A vehicle for venting on philosophy, religion, and the general state of things. Proprietor: C. W. Powell

Wednesday, March 09, 2005

A man may choose which ideas he is going to believe, but he is not free to choose the consequences of his choice. Life is something like those little books that children read where they come to a place where they make a choice and then are directed to a page where the story proceeds according to the choice they made.

That's why man's misery is so great, as Solomon put it. Ec 8:6 "Because to every purpose there is time and judgment, therefore the misery of man [is] great upon him." The consequences of our choices reveal the nature of our purposes, and because man's natural purposes are sinful, when the time and judgment arises man's misery of great.

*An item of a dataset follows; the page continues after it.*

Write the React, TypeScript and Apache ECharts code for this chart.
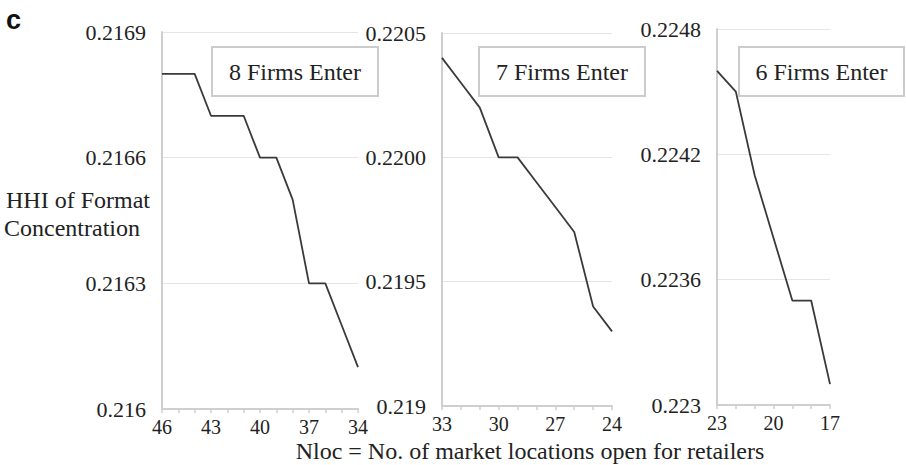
import React, { useEffect, useRef } from "react";
import * as echarts from "echarts";

// Panel 1: 8 firms enter
const nloc8 = ["46", "45", "44", "43", "42", "41", "40", "39", "38", "37", "36", "35", "34"];
const hhi8 = [0.2168, 0.2168, 0.2168, 0.2167, 0.2167, 0.2167, 0.2166, 0.2166, 0.2165, 0.2163, 0.2163, 0.2162, 0.2161];
const yTicks8 = [0.216, 0.2163, 0.2166, 0.2169];
const yLabels8 = ["0.216", "0.2163", "0.2166", "0.2169"];

// Panel 2: 7 firms enter
const nloc7 = ["33", "32", "31", "30", "29", "28", "27", "26", "25", "24"];
const hhi7 = [0.2204, 0.2203, 0.2202, 0.22, 0.22, 0.2199, 0.2198, 0.2197, 0.2194, 0.2193];
const yTicks7 = [0.219, 0.2195, 0.22, 0.2205];
const yLabels7 = ["0.219", "0.2195", "0.2200", "0.2205"];

// Panel 3: 6 firms enter
const nloc6 = ["23", "22", "21", "20", "19", "18", "17"];
const hhi6 = [0.2246, 0.2245, 0.2241, 0.2238, 0.2235, 0.2235, 0.2231];
const yTicks6 = [0.223, 0.2236, 0.2242, 0.2248];
const yLabels6 = ["0.223", "0.2236", "0.2242", "0.2248"];

const panelTitles = ["8 Firms Enter", "7 Firms Enter", "6 Firms Enter"];
const yTitleLines = ["HHI of Format", "Concentration"];
const xTitle = "Nloc = No. of market locations open for retailers";
const panelTag = "c";

const FONT = "Liberation Serif";

export default function App() {
  const ref = useRef<HTMLDivElement>(null);

  useEffect(() => {
    if (!ref.current) return;
    const chart = echarts.init(ref.current, null, { renderer: "svg" });

    const grids = [
      { left: 162, top: 32, width: 196, height: 377 },
      { left: 442, top: 33, width: 170, height: 373 },
      { left: 717, top: 29, width: 113, height: 376 },
    ];
    const cats = [nloc8, nloc7, nloc6];
    const vals = [hhi8, hhi7, hhi6];
    const ticks = [yTicks8, yTicks7, yTicks6];
    const labels = [yLabels8, yLabels7, yLabels6];

    const axisColor = "#cfcfcf";

    const xAxis = cats.map((c, i) => ({
      type: "category",
      gridIndex: i,
      data: c,
      boundaryGap: false,
      axisLine: { show: true, lineStyle: { color: axisColor, width: 2 } },
      axisTick: { show: true, interval: 0, length: 4, lineStyle: { color: axisColor, width: 1.5 } },
      axisLabel: { interval: 2, fontFamily: FONT, fontSize: 20, color: "#222", margin: 8 },
      splitLine: { show: false },
    }));

    const yAxis = ticks.map((t, i) => ({
      type: "value",
      gridIndex: i,
      min: t[0],
      max: t[t.length - 1],
      axisLine: { show: true, lineStyle: { color: axisColor, width: 2 } },
      axisTick: { show: false, customValues: t },
      axisLabel: {
        customValues: t,
        fontFamily: FONT,
        fontSize: 22,
        color: "#222",
        margin: 16,
        formatter: (v: number) => {
          let best = 0;
          for (let k = 1; k < t.length; k++) {
            if (Math.abs(t[k] - v) < Math.abs(t[best] - v)) best = k;
          }
          return labels[i][best];
        },
      },
      splitLine: { show: true, lineStyle: { color: "#e4e4e4", width: 1.2 } },
    }));

    const series: any[] = vals.map((v, i) => ({
      type: "line",
      xAxisIndex: i,
      yAxisIndex: i,
      data: v,
      symbol: "none",
      lineStyle: { color: "#3a3a3a", width: 1.8 },
      z: 3,
    }));

    const boxes = [
      { x: 212, w: 166 },
      { x: 479, w: 166 },
      { x: 739, w: 165 },
    ];

    const graphic: any[] = [];
    boxes.forEach((b, i) => {
      graphic.push({
        type: "rect",
        shape: { x: b.x, y: 47, width: b.w, height: 49 },
        style: { fill: "#fff", stroke: "#cccccc", lineWidth: 2 },
        z: 10,
      });
      graphic.push({
        type: "text",
        x: b.x + b.w / 2,
        y: 71.5,
        style: {
          text: panelTitles[i],
          fontFamily: FONT,
          fontSize: 24,
          fill: "#222",
          align: "center",
          verticalAlign: "middle",
        },
        z: 11,
      });
    });
    graphic.push({
      type: "text",
      x: 6,
      y: 200,
      style: { text: yTitleLines[0], fontFamily: FONT, fontSize: 24, fill: "#222", verticalAlign: "middle" },
    });
    graphic.push({
      type: "text",
      x: 4,
      y: 228,
      style: { text: yTitleLines[1], fontFamily: FONT, fontSize: 24, fill: "#222", verticalAlign: "middle" },
    });
    graphic.push({
      type: "text",
      x: 530,
      y: 451,
      style: {
        text: xTitle,
        fontFamily: FONT,
        fontSize: 24,
        fill: "#222",
        align: "center",
        verticalAlign: "middle",
      },
    });
    graphic.push({
      type: "text",
      x: 6,
      y: 20,
      style: {
        text: panelTag,
        fontFamily: "Liberation Sans",
        fontWeight: "bold",
        fontSize: 27,
        fill: "#111",
        verticalAlign: "middle",
      },
    });

    chart.setOption({
      animation: false,
      backgroundColor: "#fff",
      grid: grids,
      xAxis,
      yAxis,
      series,
      graphic,
    });

    return () => chart.dispose();
  }, []);

  return (
    <div
      ref={ref}
      style={{ position: "absolute", left: 0, top: 0, width: 906, height: 465 }}
    />
  );
}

A man may choose to believe that men are naturaly good. He will then conclude that man must be free to live his life according to his good impulses. The experiment will fail, as it has for the last two or three generation of Dr. Spock America. The public school system, based upon that desperately rosy and unrealistic expectation of human nature, is an unmitigated disaster, and everyone knows it, except the teacher's union and politicians bought and paid for by the union.

But people hold to their delusions, as Solomon again put it: Pr 17:12 "Let a bear robbed of her whelps meet a man, rather than a fool in his folly." People don't mind being wrong, but they hate to have their folly exposed. A man may play the fool, but he hates to have it pointed out. A man's ideas are so dear to him that the anger of a mother bear is safer than his.

Augustine had the grace and character to write his Retractions near the end of his life. Unfortunately, Rousseau and Dewey and other fathers of liberal thought did not live long enough to see the unmitigated disaster their ideas have wrought. But they will know at the Day of Judgment.

Ideas have consequences and men have no choice in the matter of consequences.